++++ RECORDS SUPPLIED ++++

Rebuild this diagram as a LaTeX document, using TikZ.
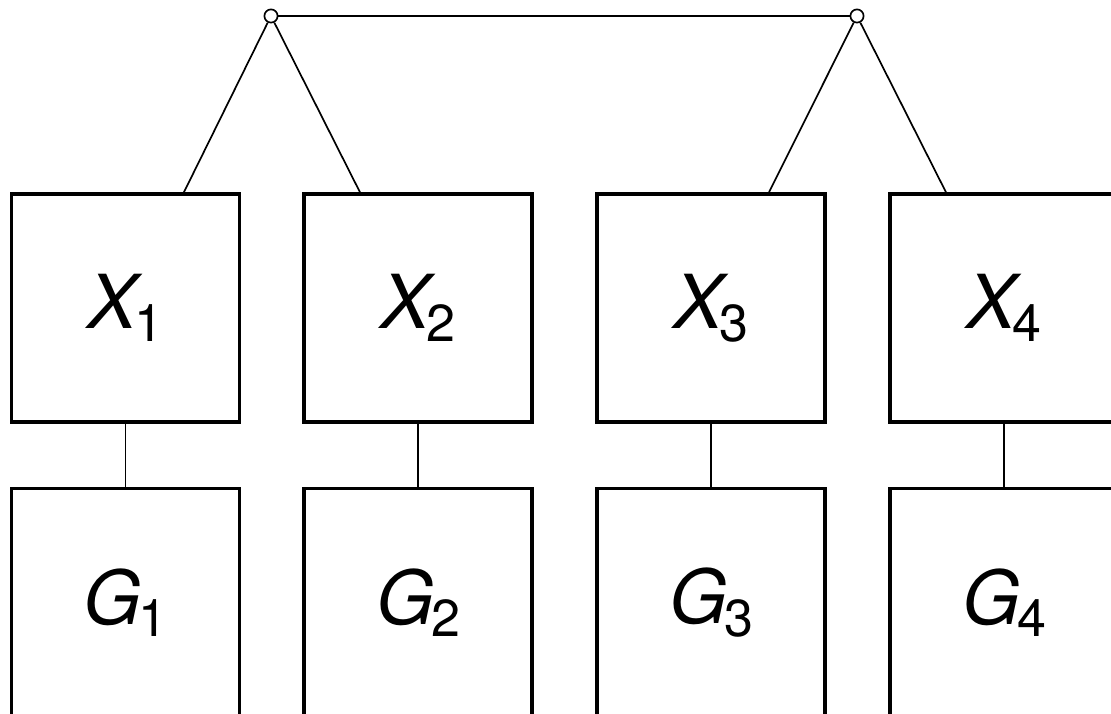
\documentclass[tikz,border=0pt]{standalone}
\usepackage{fontspec}
\setmainfont{TeX Gyre Heros}
\newcommand{\lbl}[3][-0.12em]{\textit{#2}\kern#1\raisebox{-0.17em}{\fontsize{37}{40}\selectfont #3}}
\begin{document}
\begin{tikzpicture}[scale=1]
	\tikzstyle{block}=[draw, line width=2.4pt, minimum width=5.7cm, minimum height=5.7cm, inner sep=0pt, font=\fontsize{53}{60}\selectfont]
	\tikzstyle{link}=[line width=1.2pt]
	\tikzstyle{junction}=[draw, circle, fill=white, line width=1.2pt, minimum size=0.33cm, inner sep=0pt]
	
	\useasboundingbox (0,0) rectangle (27.775,17.85);
	
	\node[block] (x1) at (3.1375,10.15) {\lbl{X}{1}};
	\node[block] (x2) at (10.45,10.15) {\lbl{X}{2}};
	\node[block] (x3) at (17.775,10.15) {\lbl{X}{3}};
	\node[block] (x4) at (25.1,10.15) {\lbl{X}{4}};
	
	\node[block] (g1) at (3.1375,2.78) {\lbl[-0.04em]{G}{1}};
	\node[block] (g2) at (10.45,2.78) {\lbl[-0.04em]{G}{2}};
	\node[block] (g3) at (17.775,2.78) {\lbl[-0.04em]{G}{3}};
	\node[block] (g4) at (25.1,2.78) {\lbl[-0.04em]{G}{4}};
	
	\node[junction] (j1) at (6.775,17.45) {};
	\node[junction] (j2) at (21.425,17.45) {};
	
	\draw[link] (j1) -- (j2);
	\draw[link] (j1) -- ([xshift=1.46cm]x1.north);
	\draw[link] (j1) -- ([xshift=-1.45cm]x2.north);
	\draw[link] (j2) -- ([xshift=1.45cm]x3.north);
	\draw[link] (j2) -- ([xshift=-1.45cm]x4.north);
	
	\draw[link] (x1) -- (g1);
	\draw[link] (x2) -- (g2);
	\draw[link] (x3) -- (g3);
	\draw[link] (x4) -- (g4);
	
\end{tikzpicture}
\end{document}
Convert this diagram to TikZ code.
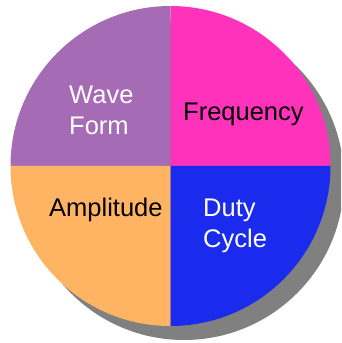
\documentclass[tikz,border=0pt]{standalone}
\usepackage{fontspec}
\setmainfont{Liberation Sans}
\definecolor{qpurple}{RGB}{166,107,181}
\definecolor{qmagenta}{RGB}{255,51,187}
\definecolor{qorange}{RGB}{255,180,100}
\definecolor{qblue}{RGB}{26,43,238}
\definecolor{qshadow}{RGB}{128,128,128}
\begin{document}
\begin{tikzpicture}[x=1pt,y=1pt,
  lbl/.style={inner sep=0pt,anchor=base west,font=\fontsize{25.5}{31.5}\selectfont,align=left}]
\useasboundingbox (0,0) rectangle (341,343);
\begin{scope}
\clip (0,0) rectangle (341,343);
\fill[qshadow] (184,163) circle[radius=160];
\end{scope}
\coordinate (c) at (170.5,177);
\fill[qpurple] (c) -- ++(-160,0) arc[start angle=180,end angle=90,radius=160] -- cycle;
\fill[qmagenta] (c) -- ++(0,160) arc[start angle=90,end angle=0,radius=160] -- cycle;
\fill[qorange] (c) -- ++(-160,0) arc[start angle=180,end angle=270,radius=160] -- cycle;
\fill[qblue] (c) -- ++(160,0) arc[start angle=0,end angle=-90,radius=160] -- cycle;
\node[lbl,text=white] (wave) at (69,208) {Wave\\Form};
\node[lbl,text=black] (freq) at (183,222) {Frequency};
\node[lbl,text=black] (amp) at (49,126) {Amplitude};
\node[lbl,text=white] (duty) at (203,95) {Duty\\Cycle};
\end{tikzpicture}
\end{document}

++++

TASK REQUIREMENTS
Search the data for "this". Copy every matching line.

EXERCISE OUTPUT
Rebuild this diagram as a LaTeX document, using TikZ.
Convert this diagram to TikZ code.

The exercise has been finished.